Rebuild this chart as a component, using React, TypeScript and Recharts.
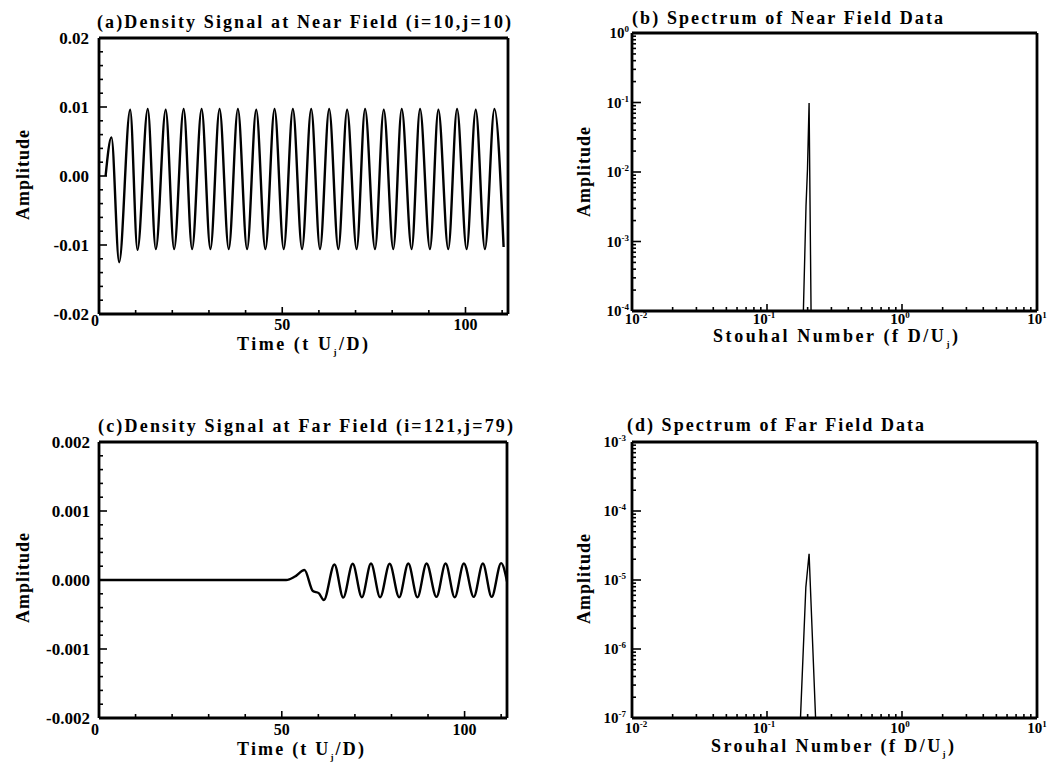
import React from 'react';
import { LineChart, Line, XAxis, YAxis } from 'recharts';

const FONT = '"Liberation Serif", "Times New Roman", serif';

// (a) density signal at near field (i=10, j=10)
const nearTime = [
  1.8, 3.4, 5.5,
  8.5, 10.5, 13.3, 15.5, 18.2, 20.5, 23.1, 25.4, 28.0, 30.4, 32.9, 35.4, 37.9, 40.4, 42.9, 45.4,
  47.9, 50.4, 52.9, 55.4, 57.9, 60.3, 62.8, 65.3, 67.7, 70.3, 72.6, 75.3, 77.7, 80.3, 82.6, 85.3,
  87.6, 90.3, 92.6, 95.3, 97.7, 100.3, 102.8, 105.3, 107.9, 110.4,
];
const nearAmp = [
  0, 0.0056, -0.0125,
  0.0096, -0.0107, 0.0097, -0.0106, 0.0096, -0.0106, 0.0097, -0.0106, 0.0097, -0.0106, 0.0097, -0.0106,
  0.0097, -0.0106, 0.0096, -0.0106, 0.0097, -0.0106, 0.0097, -0.0106, 0.0097, -0.0106, 0.0097, -0.0106,
  0.0096, -0.0106, 0.0097, -0.0106, 0.0096, -0.0106, 0.0097, -0.0106, 0.0097, -0.0106, 0.0096, -0.0106,
  0.0097, -0.0106, 0.0096, -0.0106, 0.0097, -0.0103,
];

// (c) density signal at far field (i=121, j=79)
const farTime = [
  0, 51.2, 53.6, 56.2, 58.5, 60.1, 61.5,
  64.4, 66.8, 69.4, 71.9, 74.4, 76.9, 79.5, 82.1, 84.6, 87.1, 89.6, 92.3, 94.8, 97.3, 99.8,
  102.5, 105.0, 107.4, 110.0, 111.6,
];
const farAmp = [
  0, 0, 0.00005, 0.000145, -0.00016, -0.00019, -0.00029,
  0.000225, -0.000255, 0.000235, -0.00025, 0.00024, -0.00025, 0.000235, -0.00025, 0.00024, -0.00025,
  0.00024, -0.000245, 0.00024, -0.00025, 0.00024, -0.000245, 0.00024, -0.000245, 0.000245, -0.00002,
];

// (b) spectrum of near field data
const nearSt = [0.186, 0.1945, 0.1995, 0.205, 0.212];
const nearSpec = [1e-4, 3.2e-3, 1.1e-2, 9.8e-2, 1e-4];

// (d) spectrum of far field data
const farSt = [0.177, 0.194, 0.205, 0.229];
const farSpec = [1e-7, 7.9e-6, 2.4e-5, 1e-7];

const timeMajors = [0, 50, 100];
const nearAmpMajors = [-0.02, -0.01, 0, 0.01, 0.02];
const nearAmpLabels = ['-0.02', '-0.01', '0.00', '0.01', '0.02'];
const farAmpMajors = [-0.002, -0.001, 0, 0.001, 0.002];
const farAmpLabels = ['-0.002', '-0.001', '0.000', '0.001', '0.002'];
const stMajors = [0.01, 0.1, 1, 10];
const nearSpecMajors = [1e-4, 1e-3, 1e-2, 1e-1, 1];
const farSpecMajors = [1e-7, 1e-6, 1e-5, 1e-4, 1e-3];

// small nudges of the decade labels on the Strouhal axis, as printed
const stLabelShift = [4, -3, -2, 0];

const rangeTicks = (lo: number, hi: number, step: number) => {
  const out: number[] = [];
  const n = Math.round((hi - lo) / step);
  for (let i = 0; i <= n; i++) out.push(+(lo + i * step).toFixed(6));
  return out;
};

const logTicks = (dLo: number, dHi: number) => {
  const out: number[] = [];
  for (let d = dLo; d < dHi; d++) {
    for (let m = 1; m <= 9; m++) out.push(+(m * Math.pow(10, d)).toPrecision(6));
  }
  out.push(Math.pow(10, dHi));
  return out;
};

const majorIndex = (v: number, majors: number[]) =>
  majors.findIndex((m) => Math.abs(v - m) <= 1e-12 + Math.abs(m) * 1e-6);

const zip = (xs: number[], ys: number[]) => xs.map((x, i) => ({ x, v: ys[i] }));

const textStyle = { fontFamily: FONT, fontWeight: 700, fill: '#000' } as const;

const PowerLabel = ({ x, y, v, anchor }: { x: number; y: number; v: number; anchor: 'middle' | 'end' }) => {
  const e = Math.round(Math.log10(v));
  return (
    <text x={x} y={y} textAnchor={anchor} fontSize={15} {...textStyle}>
      10
      <tspan dy={-6} fontSize={9}>
        {e}
      </tspan>
    </text>
  );
};

type AxisCfg = {
  majors: number[];
  majorLen: number;
  minorLen: number;
  label: (i: number, v: number, x: number, y: number) => React.ReactNode;
};

const makeXTick = (cfg: AxisCfg) => (props: any) => {
  const { x, y, payload } = props;
  const i = majorIndex(payload.value, cfg.majors);
  return (
    <g>
      <line x1={x} x2={x} y1={y} y2={y - (i >= 0 ? cfg.majorLen : cfg.minorLen)} stroke="#000" strokeWidth={1.6} />
      {i >= 0 && cfg.label(i, payload.value, x, y)}
    </g>
  );
};

const makeYTick = (cfg: AxisCfg) => (props: any) => {
  const { x, y, payload } = props;
  const i = majorIndex(payload.value, cfg.majors);
  return (
    <g>
      <line x1={x} x2={x + (i >= 0 ? cfg.majorLen : cfg.minorLen)} y1={y} y2={y} stroke="#000" strokeWidth={1.6} />
      {i >= 0 && cfg.label(i, payload.value, x, y)}
    </g>
  );
};

type PanelProps = {
  left: number;
  top: number;
  plot: { l: number; t: number; r: number; b: number };
  data: { x: number; v: number }[];
  xDomain: [number, number];
  yDomain: [number, number];
  log: boolean;
  xTicks: number[];
  yTicks: number[];
  xCfg: AxisCfg;
  yCfg: AxisCfg;
  curve: 'monotone' | 'linear';
  lineWidth: number;
};

const frame = { stroke: '#000', strokeWidth: 2.8 };

function Panel(p: PanelProps) {
  const W = 526;
  const H = 380;
  const scale = p.log ? 'log' : 'linear';
  return (
    <div style={{ position: 'absolute', left: p.left, top: p.top }}>
      <LineChart
        width={W}
        height={H}
        data={p.data}
        margin={{ top: p.plot.t - 1, right: W - p.plot.r - 1, left: 0, bottom: 0 }}
      >
        <XAxis
          dataKey="x"
          type="number"
          scale={scale}
          domain={p.xDomain}
          allowDataOverflow
          ticks={p.xTicks}
          interval={0}
          height={H - p.plot.b}
          axisLine={frame}
          tickLine={false}
          tickSize={0}
          tickMargin={0}
          tick={makeXTick(p.xCfg)}
        />
        <XAxis
          xAxisId="top"
          orientation="top"
          dataKey="x"
          type="number"
          scale={scale}
          domain={p.xDomain}
          allowDataOverflow
          height={1}
          axisLine={frame}
          tickLine={false}
          tick={false}
        />
        <YAxis
          type="number"
          scale={scale}
          domain={p.yDomain}
          allowDataOverflow
          ticks={p.yTicks}
          interval={0}
          width={p.plot.l}
          axisLine={frame}
          tickLine={false}
          tickSize={0}
          tickMargin={0}
          tick={makeYTick(p.yCfg)}
        />
        <YAxis
          yAxisId="right"
          orientation="right"
          type="number"
          scale={scale}
          domain={p.yDomain}
          allowDataOverflow
          width={1}
          axisLine={frame}
          tickLine={false}
          tick={false}
        />
        <Line
          dataKey="v"
          type={p.curve}
          stroke="#000"
          strokeWidth={p.lineWidth}
          dot={false}
          activeDot={false}
          isAnimationActive={false}
        />
      </LineChart>
    </div>
  );
}

const linearXCfg = (zeroDy: number, below: number): AxisCfg => ({
  majors: timeMajors,
  majorLen: 7,
  minorLen: 4,
  label: (_i, v, x, y) => (
    <text x={v === 0 ? x - 4 : x} y={y + below + (v === 0 ? zeroDy : 0)} textAnchor="middle" fontSize={16} {...textStyle}>
      {v}
    </text>
  ),
});

const linearYCfg = (majors: number[], labels: string[], gap: number): AxisCfg => ({
  majors,
  majorLen: 8,
  minorLen: 4,
  label: (i, _v, x, y) => (
    <text x={x - gap} y={y + 6} textAnchor="end" fontSize={17} {...textStyle}>
      {labels[i]}
    </text>
  ),
});

const logXCfg = (below: number): AxisCfg => ({
  majors: stMajors,
  majorLen: 7,
  minorLen: 4,
  label: (i, v, x, y) => <PowerLabel x={x + stLabelShift[i]} y={y + below} v={v} anchor="middle" />,
});

const logYCfg = (majors: number[], gap: number): AxisCfg => ({
  majors,
  majorLen: 9,
  minorLen: 4,
  label: (_i, v, x, y) => <PowerLabel x={x - gap} y={y + 5} v={v} anchor="end" />,
});

const Title = ({ x, y, len, children }: { x: number; y: number; len: number; children: React.ReactNode }) => (
  <text x={x} y={y} fontSize={18} textLength={len} lengthAdjust="spacing" {...textStyle}>
    {children}
  </text>
);

const AmpLabel = ({ x, cy }: { x: number; cy: number }) => (
  <text
    transform={`translate(${x},${cy}) rotate(-90)`}
    textAnchor="middle"
    fontSize={18}
    textLength={90}
    lengthAdjust="spacing"
    {...textStyle}
  >
    Amplitude
  </text>
);

// axis title with a subscript j after the U
const SubLabel = ({ x, y, len, head, tail }: { x: number; y: number; len: number; head: string; tail: string }) => (
  <text x={x} y={y} fontSize={18} textLength={len} lengthAdjust="spacing" {...textStyle}>
    {head}
    <tspan dy={5} fontSize={9}>
      j
    </tspan>
    <tspan dy={-5}>{tail}</tspan>
  </text>
);

export default function App() {
  return (
    <div style={{ position: 'absolute', left: 0, top: 0, width: 1052, height: 765, background: '#fff' }}>
      <Panel
        left={0}
        top={0}
        plot={{ l: 99, t: 38, r: 508, b: 314 }}
        data={zip(nearTime, nearAmp)}
        xDomain={[0, 111.6]}
        yDomain={[-0.02, 0.02]}
        log={false}
        xTicks={rangeTicks(0, 110, 10)}
        yTicks={rangeTicks(-0.02, 0.02, 0.002)}
        xCfg={linearXCfg(-4, 16)}
        yCfg={linearYCfg(nearAmpMajors, nearAmpLabels, 10)}
        curve="monotone"
        lineWidth={2.4}
      />
      <Panel
        left={526}
        top={0}
        plot={{ l: 106, t: 33, r: 511, b: 311 }}
        data={zip(nearSt, nearSpec)}
        xDomain={[0.01, 10]}
        yDomain={[1e-4, 1]}
        log
        xTicks={logTicks(-2, 1)}
        yTicks={logTicks(-4, 0)}
        xCfg={logXCfg(13)}
        yCfg={logYCfg(nearSpecMajors, 3)}
        curve="linear"
        lineWidth={1.4}
      />
      <Panel
        left={0}
        top={385}
        plot={{ l: 99, t: 57, r: 507, b: 333 }}
        data={zip(farTime, farAmp)}
        xDomain={[0, 111.6]}
        yDomain={[-0.002, 0.002]}
        log={false}
        xTicks={rangeTicks(0, 110, 10)}
        yTicks={rangeTicks(-0.002, 0.002, 0.0002)}
        xCfg={linearXCfg(0, 17)}
        yCfg={linearYCfg(farAmpMajors, farAmpLabels, 9)}
        curve="monotone"
        lineWidth={2.4}
      />
      <Panel
        left={526}
        top={385}
        plot={{ l: 106, t: 57, r: 511, b: 333 }}
        data={zip(farSt, farSpec)}
        xDomain={[0.01, 10]}
        yDomain={[1e-7, 1e-3]}
        log
        xTicks={logTicks(-2, 1)}
        yTicks={logTicks(-7, -3)}
        xCfg={logXCfg(15)}
        yCfg={logYCfg(farSpecMajors, 6)}
        curve="linear"
        lineWidth={1.4}
      />
      <svg
        width={1052}
        height={765}
        style={{ position: 'absolute', left: 0, top: 0, pointerEvents: 'none' }}
      >
        <Title x={97} y={28} len={414}>(a)Density Signal at Near Field (i=10,j=10)</Title>
        <Title x={632} y={24} len={311}>(b) Spectrum of Near Field Data</Title>
        <Title x={98} y={432} len={415}>(c)Density Signal at Far Field (i=121,j=79)</Title>
        <Title x={627} y={431} len={297}>(d) Spectrum of Far Field Data</Title>

        <AmpLabel x={29} cy={175} />
        <AmpLabel x={590} cy={172} />
        <AmpLabel x={29} cy={578} />
        <AmpLabel x={590} cy={579} />

        <SubLabel x={237} y={350} len={131} head="Time (t U" tail="/D)" />
        <SubLabel x={237} y={755} len={127} head="Time (t U" tail="/D)" />
        <SubLabel x={713} y={342} len={245} head="Stouhal Number (f D/U" tail=")" />
        <SubLabel x={711} y={752} len={243} head="Srouhal Number (f D/U" tail=")" />
      </svg>
    </div>
  );
}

● What this task involves: Where a line in the material above holds "React", copy that line.

● Response:
Rebuild this chart as a component, using React, TypeScript and Recharts.
import React from 'react';
  label: (i: number, v: number, x: number, y: number) => React.ReactNode;
const Title = ({ x, y, len, children }: { x: number; y: number; len: number; children: React.ReactNode }) => (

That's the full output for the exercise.